El verano se muestra en este mes con su mayor brillantez y los días más largos del año. Podríamos decir sin ajustarnos con estricto rigor al calendario que sus cualidades se despliegan ya una semana antes, alrededor del día 25 de julio con la festividad de Santiago, y que se extienden en todo su apogeo hasta el 24 de agosto en que se conmemora San Bartolomé y la romería del cañón del río Lobos que convoca la participación de todos los vecinos de la comarca. Después de esa fecha los rayos del sol empiezan a perder fuerza encaminándose suavemente hacia septiembre.
Es el tiempo principal de la recolección de la cosecha. Durante el mes de julio tenía lugar la siega de la mies y la prosperidad de hortalizas y frutas. En agosto las eras de los pueblos se llenaban de hacinas esperando ser trilladas de sol a sol, convirtiendo la mies en grano y paja.
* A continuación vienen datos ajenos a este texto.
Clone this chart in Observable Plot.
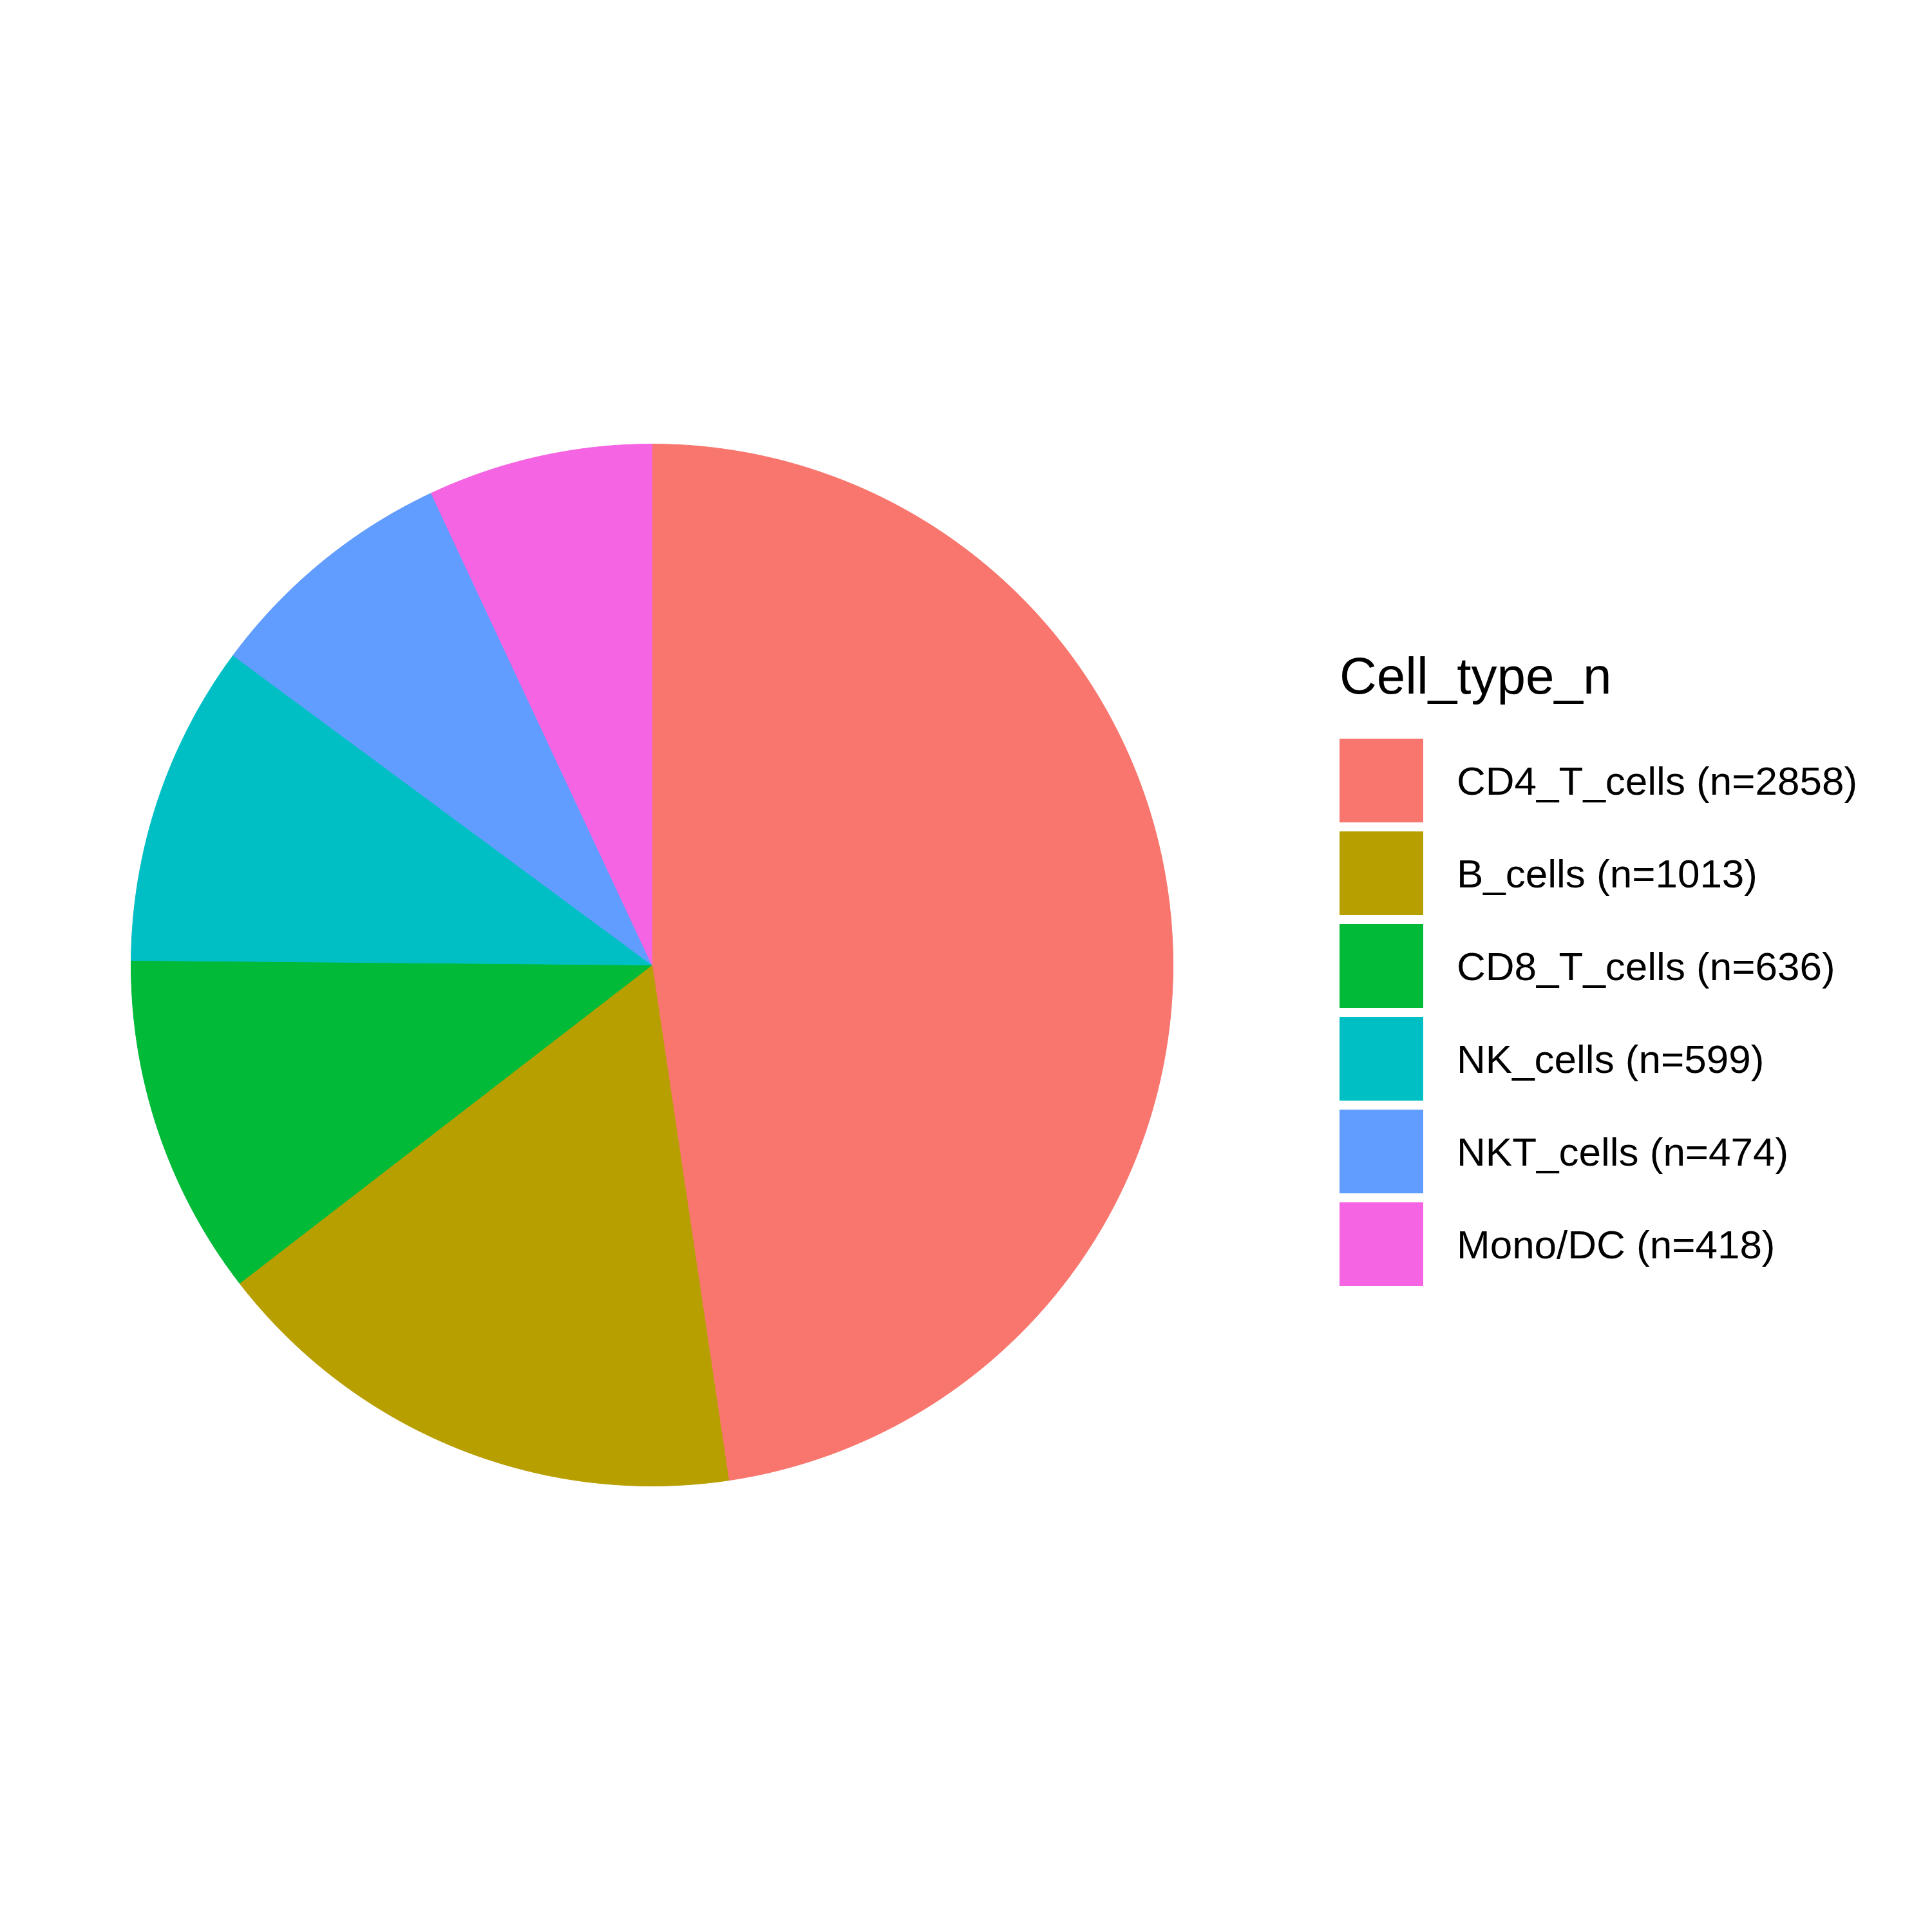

Grano que se llevaría al molino harinero para transformarlo en pan para las personas y pienso para los animales. Paja desmenuzada que serviría de comida de algunos animales y de camas para corrales y cuadras.
En la segunda semana de agosto prácticamente todos habían acabado de trillar, y era el momento de beldar la parva, aprovechando los ratos que soplaba el viento con suficiente fuerza para separar el grano de la paja. Después de beldar había que terminar de quitar las últimas brozas con las cribas, unas de agujeros más pequeñas que otras, hasta terminar con el harnero de trama más fina que dejaba el grano limpio del todo. Hacia mediados de siglo empezaron a llegar a nuestros pueblos las primeras beldadoras, que hicieron más liviano el trabajo de la bielda, y sería ya en los años setenta cuando entraron las cosechadoras que iban a modernizar las tareas de la cosecha del cereal para siempre.
El día de San Roque hacían un alto en las tareas de las eras, y procesionaban hasta la ermita del santo, haciéndole ofrenda de las mejores espigas de la temporada y de las primeras uvas tintas de las viñas. El cambio de costumbres ha afectado también a algunos de estos ritos milenarios, pero la ermita levantada junto al camino del Burgo a la salida del pueblo, sigue siendo testigo y guardián del legado recibido de nuestros antepasados que, sin duda, permanecerá por los siglos ajena al discurrir del tiempo.
Al atardecer dedicaban un rato a regar la hortaliza de los huertos y, cuando tocaba el turno del regadío de la vega acudían a regar las alubias o las patatas sembradas junto al canal o la regadera que llevaba el agua de la presa hecha por el concejo de vecinos en el río a principios de verano.
Después de la cena muchos salían a sentarse en los poyos que había en las puertas de sus casas, o sacaban sillas de anea para sentarse en la calle a la fresca sin peligro de que vinieran coches ni hubiera ruido de ningún motor que les estropease un momento de sosiego charlando con unos y otros antes de retirarse a dormir. Lo más reparador era un buen rato de conversación a la fresca, bajo el manto universal de las estrellas.